### Stated exercise
Leave out the pictures and copy everything else below exactly.

..............................

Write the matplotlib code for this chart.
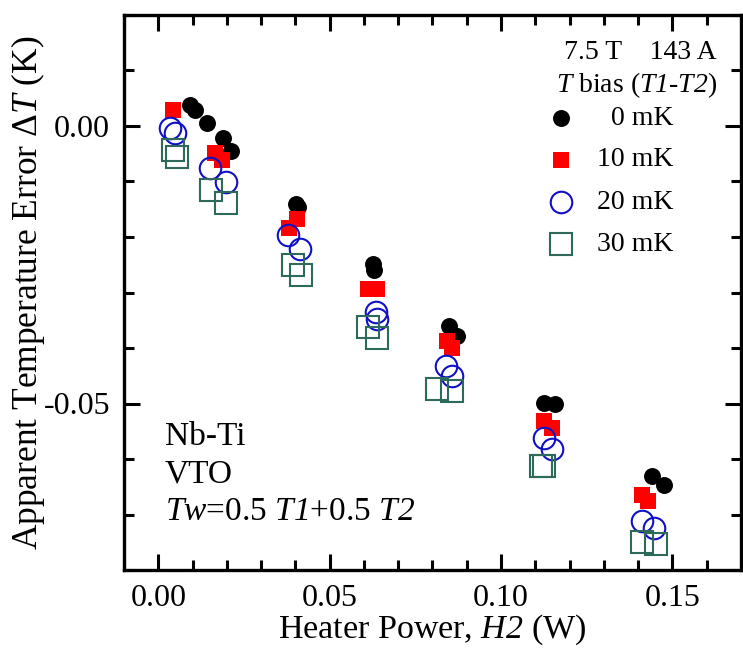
import matplotlib
matplotlib.use("Agg")
import matplotlib.pyplot as plt
from matplotlib.ticker import MultipleLocator

plt.rcParams['font.family'] = ['Liberation Serif', 'DejaVu Serif']
plt.rcParams['mathtext.fontset'] = 'custom'
plt.rcParams['mathtext.rm'] = 'Liberation Serif'
plt.rcParams['mathtext.it'] = 'Liberation Serif:italic'
# 'sf' slot used for fully italic runs (including digits)
plt.rcParams['mathtext.sf'] = 'Liberation Serif:italic'

# Data (heater power W, apparent temperature error K)
x_0mK = [0.0093, 0.0108, 0.0142, 0.0189, 0.0212, 0.0401, 0.0407, 0.0625, 0.0628,
         0.0849, 0.0872, 0.1125, 0.1157, 0.1439, 0.1474]
y_0mK = [0.0038, 0.0029, 0.0005, -0.0022, -0.0045, -0.0141, -0.0146, -0.0248, -0.0259,
         -0.0360, -0.0378, -0.0499, -0.0501, -0.0631, -0.0646]
x_10mK = [0.0044, 0.0166, 0.0186, 0.0381, 0.0404, 0.0613, 0.0637, 0.0843, 0.0858,
          0.1125, 0.1148, 0.1410, 0.1430]
y_10mK = [0.0029, -0.0049, -0.0061, -0.0183, -0.0168, -0.0293, -0.0293, -0.0387, -0.0400,
          -0.0532, -0.0544, -0.0664, -0.0675]
x_20mK = [0.0035, 0.0049, 0.0151, 0.0198, 0.0378, 0.0413, 0.0634, 0.0637, 0.0840, 0.0858,
          0.1125, 0.1148, 0.1410, 0.1445]
y_20mK = [-0.0004, -0.0013, -0.0076, -0.0101, -0.0197, -0.0221, -0.0335, -0.0347, -0.0432, -0.0450,
          -0.0562, -0.0582, -0.0712, -0.0725]
x_30mK = [0.0044, 0.0055, 0.0154, 0.0198, 0.0392, 0.0416, 0.0613, 0.0637, 0.0814, 0.0858,
          0.1116, 0.1125, 0.1410, 0.1453]
y_30mK = [-0.0043, -0.0056, -0.0116, -0.0139, -0.0251, -0.0268, -0.0363, -0.0382, -0.0474, -0.0477,
          -0.0613, -0.0613, -0.0749, -0.0754]

labels = ['0 mK', '10 mK', '20 mK', '30 mK']
x_ticks = [0.00, 0.05, 0.10, 0.15]
y_ticks = [-0.05, 0.00]

blue = '#1010c8'
green = '#2e6a5c'

fig = plt.figure(figsize=(7.43, 6.51), dpi=100)
ax = fig.add_axes([124/743, 1-570/651, 617/743, 555/651])

ax.plot(x_0mK, y_0mK, 'o', ms=12.2, color='black', mec='black', mew=0, ls='none')
ax.plot(x_10mK, y_10mK, 's', ms=12.2, color='red', mec='red', mew=0, ls='none')
ax.plot(x_20mK, y_20mK, 'o', ms=15.5, mfc='none', mec=blue, mew=1.5, ls='none')
ax.plot(x_30mK, y_30mK, 's', ms=15.5, mfc='none', mec=green, mew=1.5, ls='none')

ax.set_xlim(-0.01, 0.17)
ax.set_ylim(-0.08, 0.02)
ax.set_xticks(x_ticks)
ax.set_xticklabels([f'{v:.2f}' for v in x_ticks])
ax.set_yticks(y_ticks)
ax.set_yticklabels([f'{v:.2f}' for v in y_ticks])
ax.xaxis.set_minor_locator(MultipleLocator(0.01))
ax.yaxis.set_minor_locator(MultipleLocator(0.01))
ax.tick_params(which='both', direction='in', top=True, right=True, width=2.2, labelsize=23)
ax.tick_params(which='major', length=11.5, pad=10)
ax.tick_params(which='minor', length=7)
for s in ax.spines.values():
    s.set_linewidth(2.4)

ax.set_xlabel('Heater Power, $\\mathsf{H2}$ (W)', fontsize=24.5, labelpad=0)
ax.set_ylabel('Apparent Temperature Error Δ$\\mathsf{T}$ (K)', fontsize=25.5, va='center')
ax.yaxis.set_label_coords(-0.156, 0.5)

# Legend (manual)
tr = ax.transAxes
ax.text(0.961, 0.933, '7.5 T    143 A', transform=tr, ha='right', va='center', fontsize=20)
ax.text(0.961, 0.874, '$\\mathsf{T}$ bias ($\\mathsf{T1}$-$\\mathsf{T2}$)', transform=tr,
        ha='right', va='center', fontsize=20)
leg_y = [0.814, 0.739, 0.663, 0.587]
styles = [dict(marker='o', ms=12.2, color='black', mew=0),
          dict(marker='s', ms=12.2, color='red', mew=0),
          dict(marker='o', ms=15.5, mfc='none', mec=blue, mew=1.5),
          dict(marker='s', ms=15.5, mfc='none', mec=green, mew=1.5)]
for yy, lab, st in zip(leg_y, labels, styles):
    ax.plot([0.708], [yy], transform=tr, ls='none', clip_on=False, **st)
    ax.text(0.890, yy, lab, transform=tr, ha='right', va='center', fontsize=20)

ax.text(0.066, 0.240, 'Nb-Ti', transform=tr, ha='left', va='center', fontsize=24)
ax.text(0.066, 0.173, 'VTO', transform=tr, ha='left', va='center', fontsize=24)
ax.text(0.066, 0.105, '$\\mathsf{Tw}$=0.5 $\\mathsf{T1}$+0.5 $\\mathsf{T2}$', transform=tr,
        ha='left', va='center', fontsize=24)

fig.savefig('out.png', dpi=100)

..............................

### Finished exercise
Write the matplotlib code for this chart.
import matplotlib
matplotlib.use("Agg")
import matplotlib.pyplot as plt
from matplotlib.ticker import MultipleLocator

plt.rcParams['font.family'] = ['Liberation Serif', 'DejaVu Serif']
plt.rcParams['mathtext.fontset'] = 'custom'
plt.rcParams['mathtext.rm'] = 'Liberation Serif'
plt.rcParams['mathtext.it'] = 'Liberation Serif:italic'
# 'sf' slot used for fully italic runs (including digits)
plt.rcParams['mathtext.sf'] = 'Liberation Serif:italic'

# Data (heater power W, apparent temperature error K)
x_0mK = [0.0093, 0.0108, 0.0142, 0.0189, 0.0212, 0.0401, 0.0407, 0.0625, 0.0628,
         0.0849, 0.0872, 0.1125, 0.1157, 0.1439, 0.1474]
y_0mK = [0.0038, 0.0029, 0.0005, -0.0022, -0.0045, -0.0141, -0.0146, -0.0248, -0.0259,
         -0.0360, -0.0378, -0.0499, -0.0501, -0.0631, -0.0646]
x_10mK = [0.0044, 0.0166, 0.0186, 0.0381, 0.0404, 0.0613, 0.0637, 0.0843, 0.0858,
          0.1125, 0.1148, 0.1410, 0.1430]
y_10mK = [0.0029, -0.0049, -0.0061, -0.0183, -0.0168, -0.0293, -0.0293, -0.0387, -0.0400,
          -0.0532, -0.0544, -0.0664, -0.0675]
x_20mK = [0.0035, 0.0049, 0.0151, 0.0198, 0.0378, 0.0413, 0.0634, 0.0637, 0.0840, 0.0858,
          0.1125, 0.1148, 0.1410, 0.1445]
y_20mK = [-0.0004, -0.0013, -0.0076, -0.0101, -0.0197, -0.0221, -0.0335, -0.0347, -0.0432, -0.0450,
          -0.0562, -0.0582, -0.0712, -0.0725]
x_30mK = [0.0044, 0.0055, 0.0154, 0.0198, 0.0392, 0.0416, 0.0613, 0.0637, 0.0814, 0.0858,
          0.1116, 0.1125, 0.1410, 0.1453]
y_30mK = [-0.0043, -0.0056, -0.0116, -0.0139, -0.0251, -0.0268, -0.0363, -0.0382, -0.0474, -0.0477,
          -0.0613, -0.0613, -0.0749, -0.0754]

labels = ['0 mK', '10 mK', '20 mK', '30 mK']
x_ticks = [0.00, 0.05, 0.10, 0.15]
y_ticks = [-0.05, 0.00]

blue = '#1010c8'
green = '#2e6a5c'

fig = plt.figure(figsize=(7.43, 6.51), dpi=100)
ax = fig.add_axes([124/743, 1-570/651, 617/743, 555/651])

ax.plot(x_0mK, y_0mK, 'o', ms=12.2, color='black', mec='black', mew=0, ls='none')
ax.plot(x_10mK, y_10mK, 's', ms=12.2, color='red', mec='red', mew=0, ls='none')
ax.plot(x_20mK, y_20mK, 'o', ms=15.5, mfc='none', mec=blue, mew=1.5, ls='none')
ax.plot(x_30mK, y_30mK, 's', ms=15.5, mfc='none', mec=green, mew=1.5, ls='none')

ax.set_xlim(-0.01, 0.17)
ax.set_ylim(-0.08, 0.02)
ax.set_xticks(x_ticks)
ax.set_xticklabels([f'{v:.2f}' for v in x_ticks])
ax.set_yticks(y_ticks)
ax.set_yticklabels([f'{v:.2f}' for v in y_ticks])
ax.xaxis.set_minor_locator(MultipleLocator(0.01))
ax.yaxis.set_minor_locator(MultipleLocator(0.01))
ax.tick_params(which='both', direction='in', top=True, right=True, width=2.2, labelsize=23)
ax.tick_params(which='major', length=11.5, pad=10)
ax.tick_params(which='minor', length=7)
for s in ax.spines.values():
    s.set_linewidth(2.4)

ax.set_xlabel('Heater Power, $\\mathsf{H2}$ (W)', fontsize=24.5, labelpad=0)
ax.set_ylabel('Apparent Temperature Error Δ$\\mathsf{T}$ (K)', fontsize=25.5, va='center')
ax.yaxis.set_label_coords(-0.156, 0.5)

# Legend (manual)
tr = ax.transAxes
ax.text(0.961, 0.933, '7.5 T    143 A', transform=tr, ha='right', va='center', fontsize=20)
ax.text(0.961, 0.874, '$\\mathsf{T}$ bias ($\\mathsf{T1}$-$\\mathsf{T2}$)', transform=tr,
        ha='right', va='center', fontsize=20)
leg_y = [0.814, 0.739, 0.663, 0.587]
styles = [dict(marker='o', ms=12.2, color='black', mew=0),
          dict(marker='s', ms=12.2, color='red', mew=0),
          dict(marker='o', ms=15.5, mfc='none', mec=blue, mew=1.5),
          dict(marker='s', ms=15.5, mfc='none', mec=green, mew=1.5)]
for yy, lab, st in zip(leg_y, labels, styles):
    ax.plot([0.708], [yy], transform=tr, ls='none', clip_on=False, **st)
    ax.text(0.890, yy, lab, transform=tr, ha='right', va='center', fontsize=20)

ax.text(0.066, 0.240, 'Nb-Ti', transform=tr, ha='left', va='center', fontsize=24)
ax.text(0.066, 0.173, 'VTO', transform=tr, ha='left', va='center', fontsize=24)
ax.text(0.066, 0.105, '$\\mathsf{Tw}$=0.5 $\\mathsf{T1}$+0.5 $\\mathsf{T2}$', transform=tr,
        ha='left', va='center', fontsize=24)

fig.savefig('out.png', dpi=100)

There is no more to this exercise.